Tips for a Shaping a Rock-Solid Integrated Marketing Team

4 minute read

Upland Admin

In a B2B organization, you can have separate teams focused on silo tasks, or a rock-solid, integrated marketing team that pulls together all their strengths into a cohesive, focused effort.

Which approach do you think improves cooperation, the ability to anticipate and meet customer needs, and results?

eCommerce continues to grow and lead the sales cycle, and the buyer’s journey has many stages that need to be woven into a cohesive arc that makes sense for the customer. Continuing with a silo-based approach to marketing doesn’t honor what the customer wants, and it also fails to utilize the strengths of your team members.

It’s time to find a way to strengthen work processes by building a stronger, more cohesive integrated marketing team.

Tips for Building an Integrated Marketing Team and Improving Office Camaraderie

As you begin your marketing planning for 2016, decide what kind of marketing team you want to have, and how it will help your bottom line. Also think about ways to streamline operations and goals to build team cohesiveness naturally and encourage cooperation and connection, rather than making every single action about hitting sales goals.

Here are a few simple ways to turn a bunch of people coexisting in an office into an integrated marketing team that not only meets and beats expectations, but supports the human side of true cooperation.

Get a clear understanding of how sales and marketing can work together as a team in the big picture, then drill down. Shaping a successful integrated marketing team starts with understanding how blended efforts will benefit everyone and the bottom line. Look at strategic and tactical elements of individual workloads on a chart or a whiteboard, and see how they can overlap or serve each other more efficiently as a shared process. When the loop of work is clear, new strategies and relationship-building opportunities emerge naturally.

Set quotas for sales and marketing teams in order to establish an even playing field and equal accountability. No need to compete with each other when everyone has quotas to be met. It’s a simple way to build camaraderie and shared accountability.

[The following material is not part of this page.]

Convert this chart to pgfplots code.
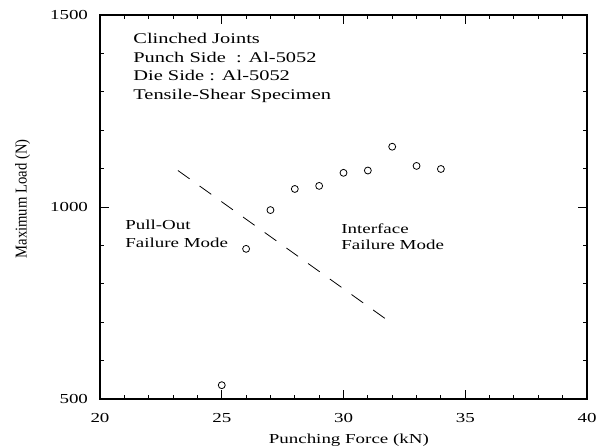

Create opportunities for an integrated marketing team to build itself. There’s nothing more annoying to employees than being told they have to play nice with others. However, when you give them an easy way to connect on their own terms, relationships build in organic and unexpected ways. Provide an opportunity for teams to meet once a month, at the very least, for social reasons, or offer a weekly lunch paid for by the company and hosted in the office. Regular opportunities to get together provide a simple way for people to form relationships and opinions beyond the work itself, making it easier for them to trust one another and cooperate in the day to day.

Establish a clear flow of information between content developers, social media, marketing, and sales. Build a strategy that makes sense for how customers move through the buyer’s journey, get clear on content flows and information handoffs within the team, and create a content repository to allow access to all materials quickly and easily.

Choose a team hashtag or key phrase that aligns focus across teams and builds commitment to a shared goal. An integrated marketing team has different responsibilities based on tasks and title, but they can absolutely share sales and performance goals. Host a monthly or quarterly team-building exercise to choose a word or phrase that focuses on a goal they can work toward both personally and as a team. Striving to create something as a team, and generating internal marketing around it via a hashtag or a key phrase, goes a long way in bringing people together to create.

Enable people within the team to shadow each other and learn about what’s required in each role on the integrated marketing team. There’s no better way to encourage understanding and empathy than stepping into someone else’s shoes. Provide opportunities and time for team members to connect with and shadow each other to learn more about how information moves from one step to the next in the buyer’s journey. This encourages a more integrated knowledge base between employees, and provides a better way to fill in the gaps when someone is out for they day.

True sales and marketing alignment starts with human connection. The more effectively you can operate as a rock-solid integrated marketing team, the easier it will be to find innovative ways to make work fun and improve the shopping experience for customers.